# Friday the 13th Part 2



## Sinister (Apr 18, 2004)

Was there any doubt?

http://www.bloody-disgusting.com/news/15426


----------



## Johnny Thunder (Feb 24, 2006)

Dude, I can't believe it! :winkin:

I mean, given the $45 mil opening weekend and push to reinvent the series....wow!


----------



## The Bloodshed Brothers (Jan 25, 2009)

sweet im looking forward to it


----------



## Johnny Thunder (Feb 24, 2006)

Meet your new Jason???

http://www.fighters.com/09/02/forme...orhees-of-the-friday-the-13th-movie-franchise

http://sports.yahoo.com/mma/blog/ca...alling-in-latest-Friday-the-13?urn=mma,187398


----------



## Fiend4Halloween (Aug 28, 2008)

Johnny Thunder said:


> Meet your new Jason???
> 
> http://www.fighters.com/09/02/forme...orhees-of-the-friday-the-13th-movie-franchise
> 
> http://sports.yahoo.com/mma/blog/ca...alling-in-latest-Friday-the-13?urn=mma,187398


I was just reading this and laughed.

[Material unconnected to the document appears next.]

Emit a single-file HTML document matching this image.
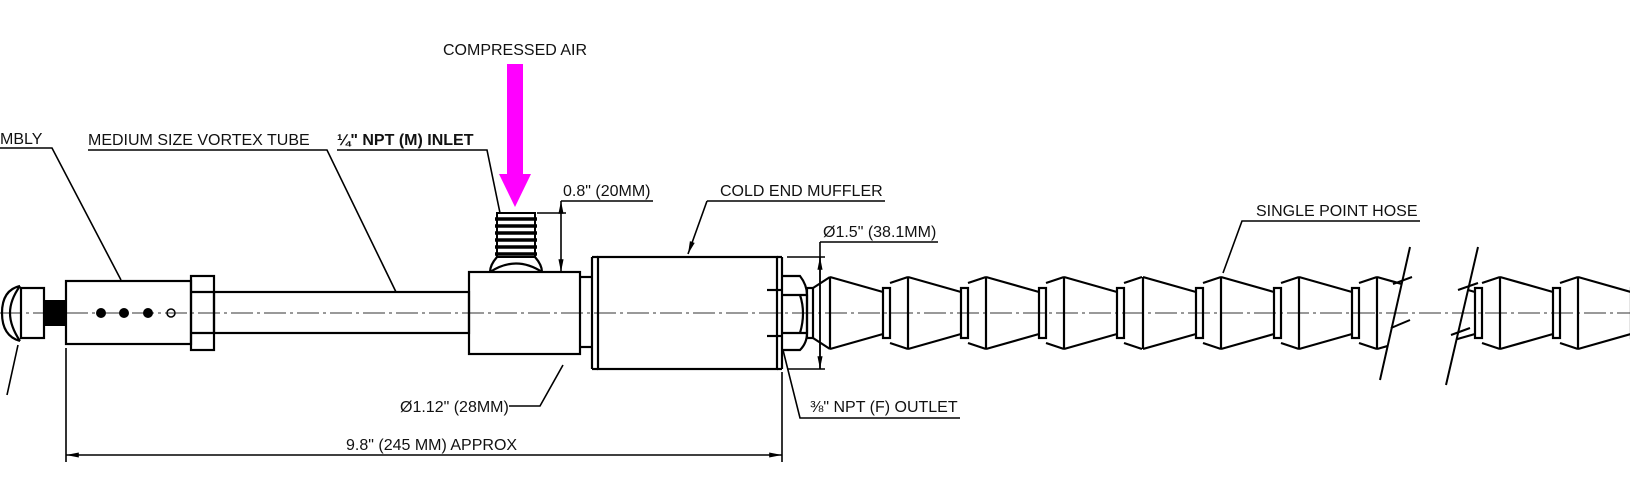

Well I hope he makes a good Jason. I was in Vegas at the UFC when Frank Mir BROKE Silvia's arm. We were so close to the ring, we heard the break.....IT WAS AWESOME!!!!! :googly:


----------



## Draik41895 (Oct 25, 2008)

eww "Snap!!!!!" cant wait


----------



## Sinister (Apr 18, 2004)

Through no fault of my good buddy JT, the rumor is just that: a total BS rumor. I knew something was fishy. I didn't think they were going to can Derek Mears in favor of the Sta-Puft Marshmallow Man:

http://www.bloody-disgusting.com/news/17295


----------



## Johnny Thunder (Feb 24, 2006)

Actually, I am the new Jason. lol. And so's my daughter. Anyone else wanna throw their hat in the ring?


----------



## Revenant (Mar 17, 2007)

Sure, what the hell. I always imagined myself as more of a Freddy, but I could be Jason for a movie or two. Ya talked me into it.


----------